/---

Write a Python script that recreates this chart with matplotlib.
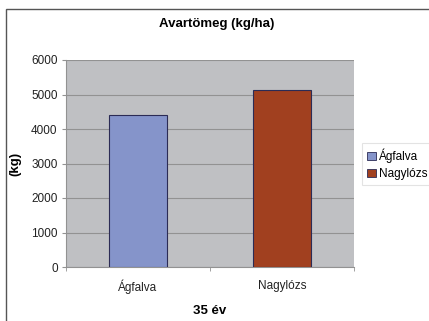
import matplotlib
matplotlib.use("Agg")
import matplotlib.pyplot as plt
from matplotlib.patches import Rectangle

plt.rcParams["font.family"] = ["Liberation Sans", "DejaVu Sans"]

categories = ["Ágfalva", "Nagylózs"]
values = [4400, 5130]
colors = ["#8594CA", "#A1401F"]
yticks = [0, 1000, 2000, 3000, 4000, 5000, 6000]
title = "Avartömeg (kg/ha)"
xlabel = "35 év"
ylabel = "(kg)"

W, H = 429, 321
fig = plt.figure(figsize=(W/100, H/100), dpi=100)
fig.patch.set_facecolor("white")

def fx(px): return px / W
def fy(py): return 1 - py / H

# outer frame
fig.patches.append(Rectangle((fx(6), fy(330)), fx(440) - fx(6), fy(9) - fy(330),
                             transform=fig.transFigure, fill=False,
                             edgecolor="#555555", linewidth=1.0))

ax = fig.add_axes([fx(66), fy(267), fx(354) - fx(66), fy(60) - fy(267)])
ax.set_facecolor("#BFC0C3")
x = list(range(len(categories)))
ax.bar(x, values, width=0.4, color=colors, edgecolor="#2B2B55", linewidth=0.8, zorder=3)
ax.set_xlim(-0.5, len(categories) - 0.5)
ax.set_ylim(0, 6000)
ax.set_yticks(yticks)
ax.set_yticklabels([str(t) for t in yticks], fontsize=8.5, color="#222222")
ax.yaxis.grid(True, color="#929292", linewidth=0.8, zorder=0)
ax.set_axisbelow(True)
ax.set_xticks(x)
ax.set_xticklabels(categories, fontsize=8.5, color="#222222")
ax.tick_params(axis="x", length=0, pad=9)
ax.set_xticks([-0.5, 0.5, 1.5], minor=True)
ax.tick_params(axis="x", which="minor", length=3, color="#929292")
ax.tick_params(axis="y", length=3, color="#929292", pad=3)
for s in ["top", "right"]:
    ax.spines[s].set_visible(False)
for s in ["left", "bottom"]:
    ax.spines[s].set_color("#929292")
    ax.spines[s].set_linewidth(0.8)

ax.set_xlabel(xlabel, fontsize=9.5, fontweight="bold", labelpad=8)
ax.set_ylabel(ylabel, fontsize=9.5, fontweight="bold", labelpad=7)
fig.text(fx(217), fy(24), title, fontsize=9.5, fontweight="bold", ha="center", va="center")

handles = [Rectangle((0, 0), 1, 1, facecolor=c, edgecolor="#2B2B55", linewidth=0.6) for c in colors]
leg = fig.legend(handles, categories, loc="upper left",
                 bbox_to_anchor=(fx(362), fy(143)), fontsize=8.5, frameon=True,
                 fancybox=False, edgecolor="#DDDDDD", handlelength=0.7, handleheight=0.7,
                 handletextpad=0.3, borderpad=0.45, labelspacing=0.45, borderaxespad=0)
leg.get_frame().set_linewidth(0.8)

fig.savefig("out.png", dpi=100)
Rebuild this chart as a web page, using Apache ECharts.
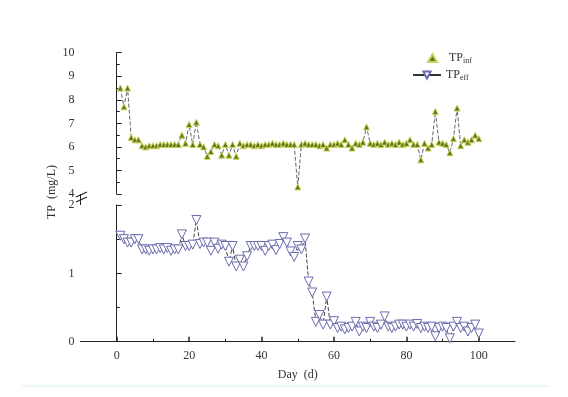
<!DOCTYPE html>
<html>
<head>
<meta charset="utf-8">
<script src="https://cdn.jsdelivr.net/npm/echarts@6/dist/echarts.min.js"></script>
<style>
  html, body { margin: 0; padding: 0; background: #fff; }
  #main { width: 568px; height: 397px; }
</style>
</head>
<body>
<div id="main"></div>
<script>
// 天数
var days = [];
for (var d = 1; d <= 100; d++) days.push(d);

// 进水 TP (mg/L)
var tpInf = [
  8.5, 7.7, 8.5, 6.4, 6.3, 6.3, 6.05, 6.0, 6.05, 6.05,
  6.05, 6.1, 6.1, 6.1, 6.1, 6.1, 6.1, 6.5, 6.15, 6.95,
  6.1, 7.05, 6.1, 6.0, 5.6, 5.8, 6.1, 6.05, 5.65, 6.1,
  5.65, 6.1, 5.6, 6.15, 6.05, 6.1, 6.1, 6.05, 6.1, 6.05,
  6.1, 6.1, 6.15, 6.1, 6.1, 6.15, 6.1, 6.1, 6.1, 4.3,
  6.1, 6.15, 6.1, 6.1, 6.1, 6.05, 6.1, 5.95, 6.1, 6.1,
  6.15, 6.1, 6.3, 6.1, 5.95, 6.15, 6.1, 6.2, 6.85, 6.15,
  6.1, 6.15, 6.1, 6.2, 6.1, 6.15, 6.1, 6.2, 6.1, 6.15,
  6.3, 6.1, 6.1, 5.45, 6.15, 5.95, 6.1, 7.5, 6.2, 6.15,
  6.1, 5.75, 6.35, 7.65, 6.05, 6.3, 6.2, 6.3, 6.5, 6.35
];

// 出水 TP (mg/L)
var tpEff = [
  1.55, 1.5, 1.45, 1.45, 1.5, 1.5, 1.35, 1.35, 1.33, 1.35,
  1.35, 1.37, 1.35, 1.37, 1.33, 1.35, 1.35, 1.57, 1.4, 1.4,
  1.42, 1.78, 1.43, 1.45, 1.45, 1.33, 1.45, 1.36, 1.42, 1.4,
  1.17, 1.4, 1.1, 1.2, 1.1, 1.25, 1.4, 1.4, 1.4, 1.4,
  1.33, 1.4, 1.42, 1.34, 1.43, 1.53, 1.45, 1.32, 1.24, 1.4,
  1.35, 1.51, 0.88, 0.72, 0.29, 0.39, 0.25, 0.66, 0.25, 0.3,
  0.2, 0.22, 0.18, 0.2, 0.22, 0.29, 0.15, 0.22, 0.2, 0.29,
  0.22, 0.2, 0.25, 0.37, 0.22, 0.2, 0.22, 0.25, 0.25, 0.22,
  0.25, 0.22, 0.26, 0.2, 0.22, 0.2, 0.22, 0.08, 0.2, 0.22,
  0.2, 0.05, 0.22, 0.29, 0.2, 0.22, 0.15, 0.2, 0.25, 0.12
];

// 刻度
var xTicks = [0, 20, 40, 60, 80, 100];
var xMinorTicks = [10, 30, 50, 70, 90];

var FONT = 'Liberation Serif';

function pairs(xs, ys) {
  var res = [];
  for (var i = 0; i < xs.length; i++) res.push([xs[i], ys[i]]);
  return res;
}

var myChart = echarts.init(document.getElementById('main'));

var yAxisBase = {
  axisLine: { show: true, lineStyle: { color: '#222', width: 1 } },
  axisTick: { show: true, inside: true, length: 5, lineStyle: { color: '#222' } },
  minorTick: { show: true, splitNumber: 2, length: 3, lineStyle: { color: '#222' } },
  splitLine: { show: false },
  axisLabel: { color: '#333', fontFamily: FONT, fontSize: 12, margin: 6 }
};

var legendRich = {
  a: { fontFamily: FONT, fontSize: 12, color: '#333' },
  s: { fontFamily: FONT, fontSize: 8, color: '#333', padding: [6, 0, 0, 0] }
};

myChart.setOption({
  backgroundColor: '#fff',
  animation: false,
  grid: [
    { left: 80.5, top: 52.7, width: 434.5, height: 141.3 },
    { left: 80.5, top: 205, width: 434.5, height: 136.7 }
  ],
  xAxis: [
    { gridIndex: 0, type: 'value', min: -10, max: 110, show: false },
    {
      gridIndex: 1, type: 'value', min: -10, max: 110, position: 'bottom',
      name: 'Day  (d)', nameLocation: 'middle', nameGap: 27,
      nameTextStyle: { fontFamily: FONT, fontSize: 12, color: '#333' },
      axisLine: { show: true, lineStyle: { color: '#222', width: 1 } },
      axisTick: { show: true, inside: true, length: 5, customValues: xTicks, lineStyle: { color: '#222', width: 1.5 } },
      axisLabel: { customValues: xTicks, color: '#333', fontFamily: FONT, fontSize: 12, margin: 8 },
      splitLine: { show: false }
    },
    {
      gridIndex: 1, type: 'value', min: -10, max: 110, position: 'bottom',
      axisLine: { show: false },
      axisTick: { show: true, inside: true, length: 3, customValues: xMinorTicks, lineStyle: { color: '#222' } },
      axisLabel: { show: false },
      splitLine: { show: false }
    }
  ],
  yAxis: [
    Object.assign({ gridIndex: 0, type: 'value', min: 4, max: 10, interval: 1 }, yAxisBase),
    Object.assign({ gridIndex: 1, type: 'value', min: 0, max: 2, interval: 1 }, yAxisBase)
  ],
  legend: [
    {
      left: 422, top: 47, itemWidth: 9, itemHeight: 8,
      data: [{ name: 'TP_inf', icon: 'triangle' }],
      formatter: function () { return '{a|TP}{s|inf}'; },
      textStyle: { padding: [0, 0, 0, 7], rich: legendRich }
    },
    {
      left: 407, top: 64, itemWidth: 28, itemHeight: 9,
      data: ['TP_eff'],
      lineStyle: { type: 'solid', color: '#333' },
      formatter: function () { return '{a|TP}{s|eff}'; },
      textStyle: { rich: legendRich }
    }
  ],
  graphic: [
    // 纵轴标题
    {
      type: 'text', x: 52, y: 192, rotation: Math.PI / 2,
      style: { text: 'TP  (mg/L)', fontFamily: FONT, fontSize: 12, fill: '#333', align: 'center', verticalAlign: 'middle' }
    },
    // 断轴符号
    { type: 'line', shape: { x1: 76, y1: 197, x2: 87, y2: 192 }, style: { stroke: '#222', lineWidth: 1.2 } },
    { type: 'line', shape: { x1: 76, y1: 202, x2: 87, y2: 197 }, style: { stroke: '#222', lineWidth: 1.2 } },
    { type: 'line', shape: { x1: 80.5, y1: 194, x2: 80.5, y2: 205 }, style: { stroke: '#222', lineWidth: 1 } },
    // 底部分隔线
    { type: 'line', shape: { x1: 22, y1: 386, x2: 550, y2: 386 }, style: { stroke: '#d6eef2', lineWidth: 1 } }
  ],
  series: [
    {
      name: 'TP_inf',
      type: 'line',
      xAxisIndex: 0,
      yAxisIndex: 0,
      data: pairs(days, tpInf),
      symbol: 'triangle',
      symbolSize: 6,
      itemStyle: { color: '#66741a', borderColor: '#c8d45e', borderWidth: 1 },
      lineStyle: { color: '#666', width: 1, type: 'dashed' }
    },
    {
      name: 'TP_eff',
      type: 'line',
      xAxisIndex: 1,
      yAxisIndex: 1,
      data: pairs(days, tpEff),
      symbol: 'triangle',
      symbolRotate: 180,
      symbolSize: 9,
      itemStyle: { color: '#fff', borderColor: '#6c6cae', borderWidth: 1 },
      lineStyle: { color: '#444', width: 1, type: 'dashed' }
    }
  ]
});
</script>
</body>
</html>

\---

(DIRECTIONS) For each line of the entries that includes "matplotlib", show that line.

(OUTPUT BELOW)
Write a Python script that recreates this chart with matplotlib.
import matplotlib
matplotlib.use("Agg")
import matplotlib.pyplot as plt
from matplotlib.patches import Rectangle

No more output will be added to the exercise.